[Requirements]
Output the material exactly, but drop every image it holds.

[Data extract]
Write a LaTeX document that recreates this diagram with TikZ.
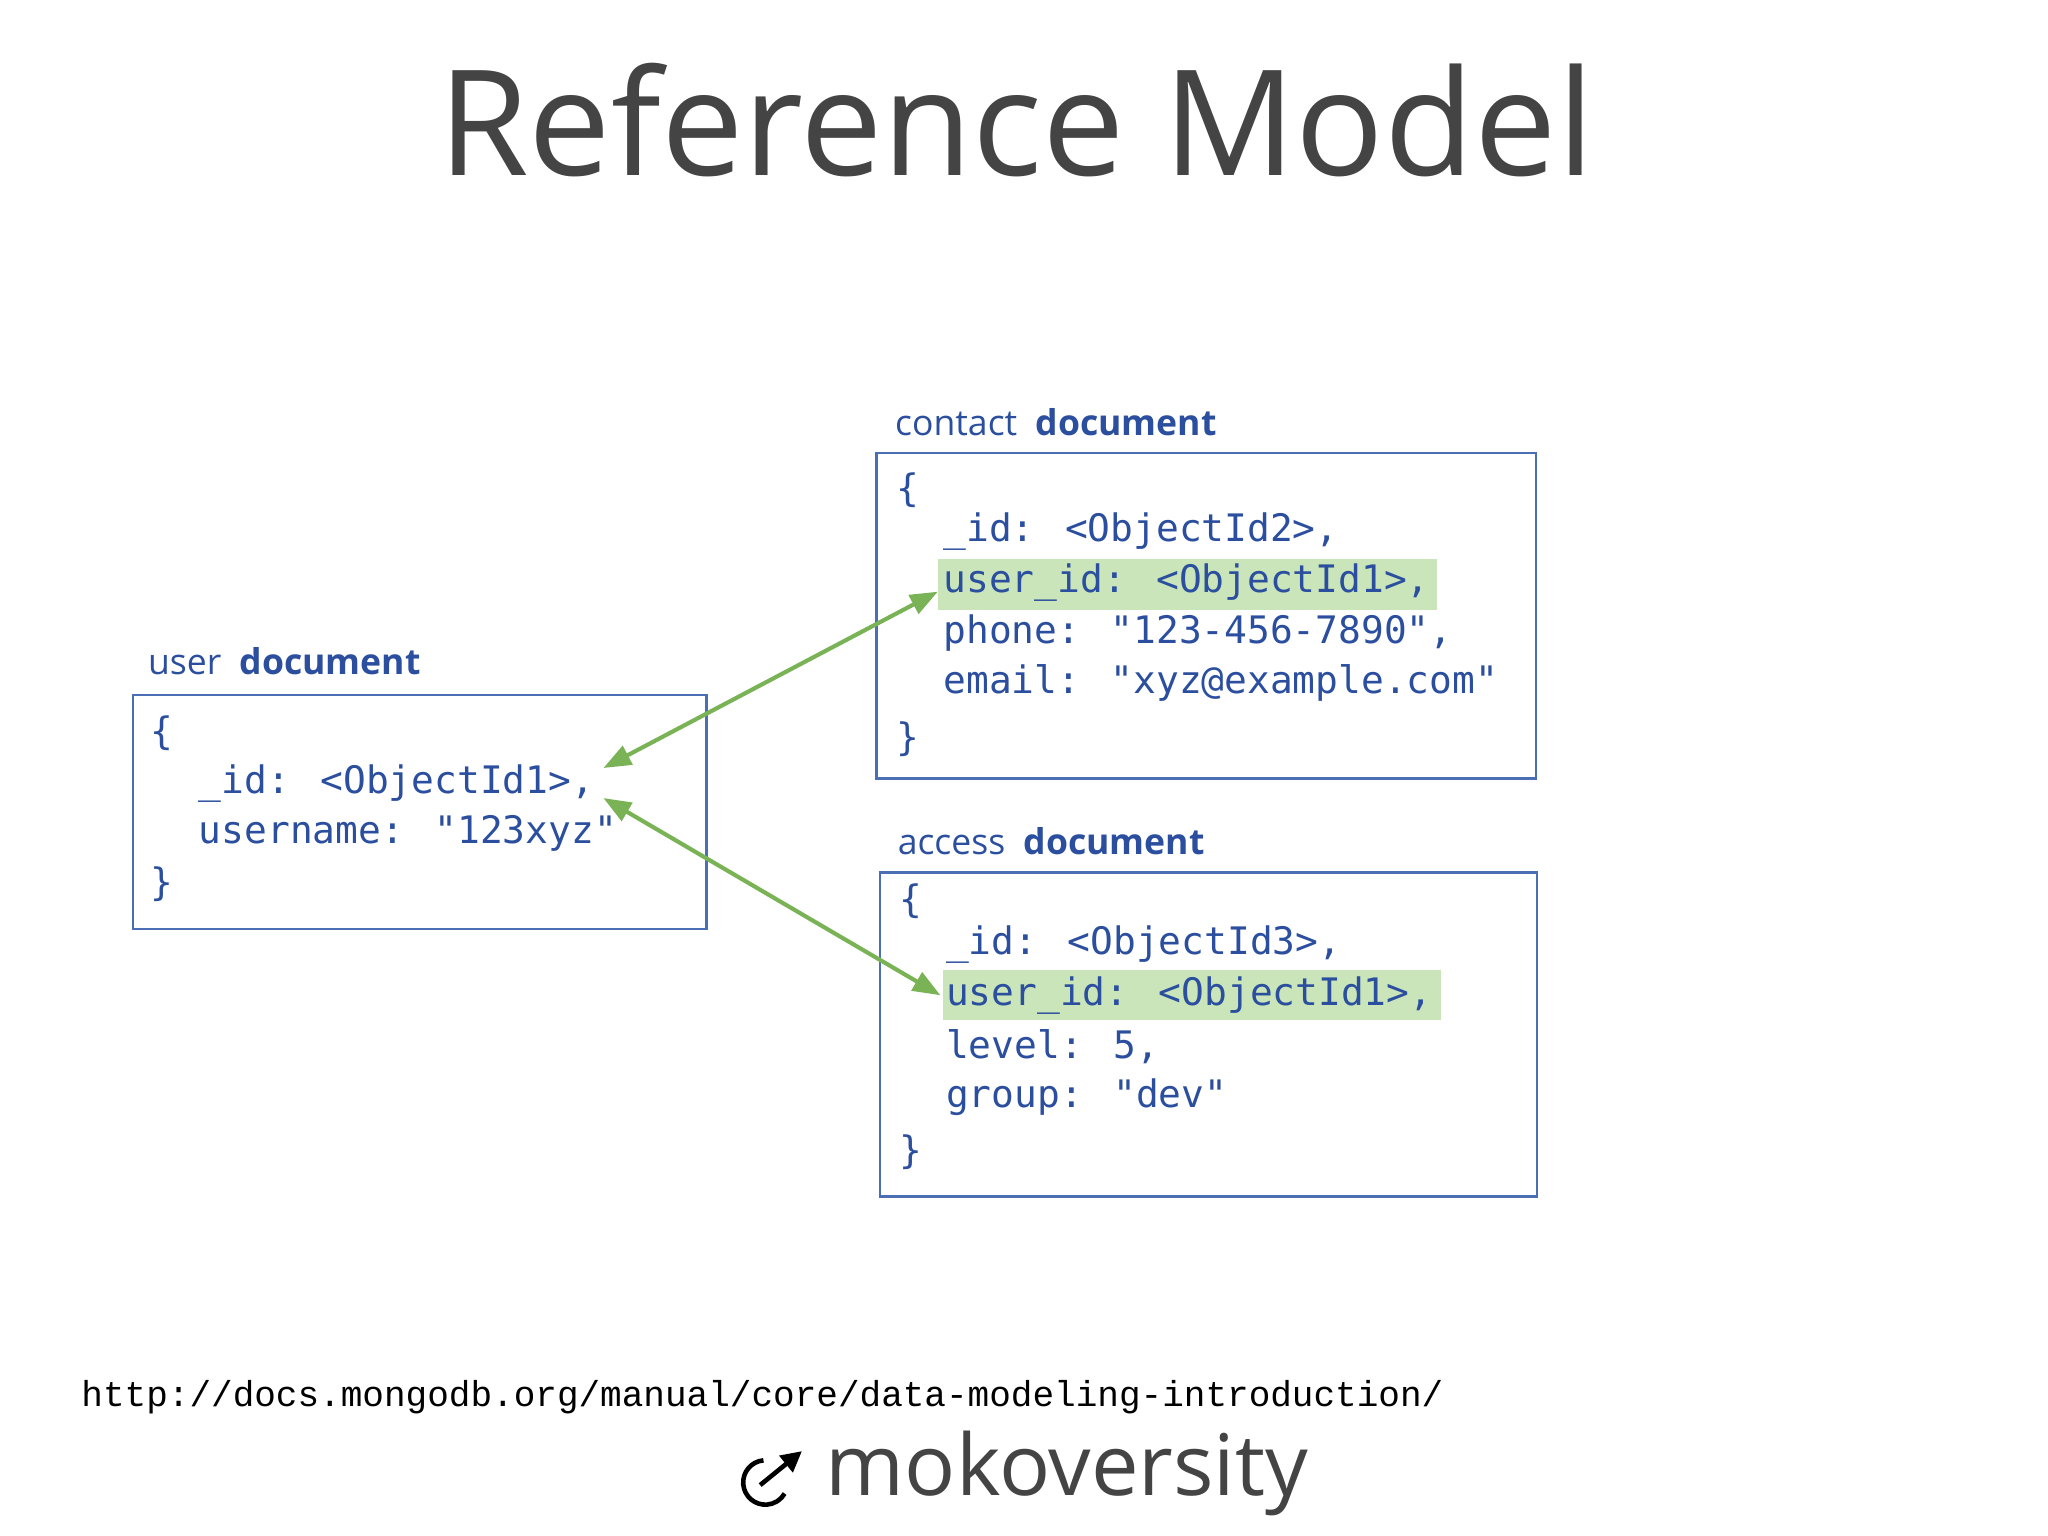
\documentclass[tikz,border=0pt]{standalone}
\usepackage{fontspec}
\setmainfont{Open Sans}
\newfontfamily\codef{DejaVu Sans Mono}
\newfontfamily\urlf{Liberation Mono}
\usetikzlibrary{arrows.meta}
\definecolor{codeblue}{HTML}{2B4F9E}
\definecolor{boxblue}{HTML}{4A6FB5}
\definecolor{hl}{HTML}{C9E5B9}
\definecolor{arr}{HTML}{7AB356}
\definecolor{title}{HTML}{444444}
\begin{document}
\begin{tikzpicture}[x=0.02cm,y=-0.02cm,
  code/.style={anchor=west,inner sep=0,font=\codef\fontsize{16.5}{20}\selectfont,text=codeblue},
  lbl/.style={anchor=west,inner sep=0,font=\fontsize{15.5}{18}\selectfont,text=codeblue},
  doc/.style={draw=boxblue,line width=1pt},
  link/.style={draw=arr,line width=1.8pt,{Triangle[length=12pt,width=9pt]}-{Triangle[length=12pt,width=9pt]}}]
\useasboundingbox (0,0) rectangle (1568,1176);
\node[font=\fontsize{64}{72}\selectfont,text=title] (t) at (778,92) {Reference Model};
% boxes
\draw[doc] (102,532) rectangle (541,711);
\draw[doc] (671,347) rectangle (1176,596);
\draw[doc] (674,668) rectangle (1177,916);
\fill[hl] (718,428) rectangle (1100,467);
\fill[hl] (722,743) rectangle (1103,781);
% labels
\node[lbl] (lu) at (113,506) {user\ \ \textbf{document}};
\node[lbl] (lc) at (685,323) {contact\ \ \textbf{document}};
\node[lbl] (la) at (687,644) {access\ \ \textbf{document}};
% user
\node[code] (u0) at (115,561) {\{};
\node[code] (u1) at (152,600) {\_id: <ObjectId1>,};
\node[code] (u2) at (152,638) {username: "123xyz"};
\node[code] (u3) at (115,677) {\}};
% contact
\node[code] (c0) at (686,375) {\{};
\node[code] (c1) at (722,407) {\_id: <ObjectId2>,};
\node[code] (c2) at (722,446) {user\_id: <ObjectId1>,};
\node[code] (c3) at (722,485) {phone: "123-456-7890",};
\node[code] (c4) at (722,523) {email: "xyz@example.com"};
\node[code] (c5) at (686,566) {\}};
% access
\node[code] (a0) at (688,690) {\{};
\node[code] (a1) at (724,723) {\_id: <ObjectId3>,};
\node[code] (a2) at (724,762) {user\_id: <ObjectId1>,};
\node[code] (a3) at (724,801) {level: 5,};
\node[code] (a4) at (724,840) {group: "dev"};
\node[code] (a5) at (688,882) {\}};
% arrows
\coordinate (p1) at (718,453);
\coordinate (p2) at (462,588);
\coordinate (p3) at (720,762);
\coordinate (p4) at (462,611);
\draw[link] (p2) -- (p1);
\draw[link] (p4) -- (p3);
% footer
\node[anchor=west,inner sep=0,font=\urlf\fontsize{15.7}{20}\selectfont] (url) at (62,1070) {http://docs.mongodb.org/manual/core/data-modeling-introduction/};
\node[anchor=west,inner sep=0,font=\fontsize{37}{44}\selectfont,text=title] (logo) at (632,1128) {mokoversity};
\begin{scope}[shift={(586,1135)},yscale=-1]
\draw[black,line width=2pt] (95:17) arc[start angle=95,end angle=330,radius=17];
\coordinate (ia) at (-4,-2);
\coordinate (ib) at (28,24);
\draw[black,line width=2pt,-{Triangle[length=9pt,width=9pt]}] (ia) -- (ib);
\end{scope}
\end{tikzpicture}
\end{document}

[Complete output]
Write a LaTeX document that recreates this diagram with TikZ.
\documentclass[tikz,border=0pt]{standalone}
\usepackage{fontspec}
\setmainfont{Open Sans}
\newfontfamily\codef{DejaVu Sans Mono}
\newfontfamily\urlf{Liberation Mono}
\usetikzlibrary{arrows.meta}
\definecolor{codeblue}{HTML}{2B4F9E}
\definecolor{boxblue}{HTML}{4A6FB5}
\definecolor{hl}{HTML}{C9E5B9}
\definecolor{arr}{HTML}{7AB356}
\definecolor{title}{HTML}{444444}
\begin{document}
\begin{tikzpicture}[x=0.02cm,y=-0.02cm,
  code/.style={anchor=west,inner sep=0,font=\codef\fontsize{16.5}{20}\selectfont,text=codeblue},
  lbl/.style={anchor=west,inner sep=0,font=\fontsize{15.5}{18}\selectfont,text=codeblue},
  doc/.style={draw=boxblue,line width=1pt},
  link/.style={draw=arr,line width=1.8pt,{Triangle[length=12pt,width=9pt]}-{Triangle[length=12pt,width=9pt]}}]
\useasboundingbox (0,0) rectangle (1568,1176);
\node[font=\fontsize{64}{72}\selectfont,text=title] (t) at (778,92) {Reference Model};
% boxes
\draw[doc] (102,532) rectangle (541,711);
\draw[doc] (671,347) rectangle (1176,596);
\draw[doc] (674,668) rectangle (1177,916);
\fill[hl] (718,428) rectangle (1100,467);
\fill[hl] (722,743) rectangle (1103,781);
% labels
\node[lbl] (lu) at (113,506) {user\ \ \textbf{document}};
\node[lbl] (lc) at (685,323) {contact\ \ \textbf{document}};
\node[lbl] (la) at (687,644) {access\ \ \textbf{document}};
% user
\node[code] (u0) at (115,561) {\{};
\node[code] (u1) at (152,600) {\_id: <ObjectId1>,};
\node[code] (u2) at (152,638) {username: "123xyz"};
\node[code] (u3) at (115,677) {\}};
% contact
\node[code] (c0) at (686,375) {\{};
\node[code] (c1) at (722,407) {\_id: <ObjectId2>,};
\node[code] (c2) at (722,446) {user\_id: <ObjectId1>,};
\node[code] (c3) at (722,485) {phone: "123-456-7890",};
\node[code] (c4) at (722,523) {email: "xyz@example.com"};
\node[code] (c5) at (686,566) {\}};
% access
\node[code] (a0) at (688,690) {\{};
\node[code] (a1) at (724,723) {\_id: <ObjectId3>,};
\node[code] (a2) at (724,762) {user\_id: <ObjectId1>,};
\node[code] (a3) at (724,801) {level: 5,};
\node[code] (a4) at (724,840) {group: "dev"};
\node[code] (a5) at (688,882) {\}};
% arrows
\coordinate (p1) at (718,453);
\coordinate (p2) at (462,588);
\coordinate (p3) at (720,762);
\coordinate (p4) at (462,611);
\draw[link] (p2) -- (p1);
\draw[link] (p4) -- (p3);
% footer
\node[anchor=west,inner sep=0,font=\urlf\fontsize{15.7}{20}\selectfont] (url) at (62,1070) {http://docs.mongodb.org/manual/core/data-modeling-introduction/};
\node[anchor=west,inner sep=0,font=\fontsize{37}{44}\selectfont,text=title] (logo) at (632,1128) {mokoversity};
\begin{scope}[shift={(586,1135)},yscale=-1]
\draw[black,line width=2pt] (95:17) arc[start angle=95,end angle=330,radius=17];
\coordinate (ia) at (-4,-2);
\coordinate (ib) at (28,24);
\draw[black,line width=2pt,-{Triangle[length=9pt,width=9pt]}] (ia) -- (ib);
\end{scope}
\end{tikzpicture}
\end{document}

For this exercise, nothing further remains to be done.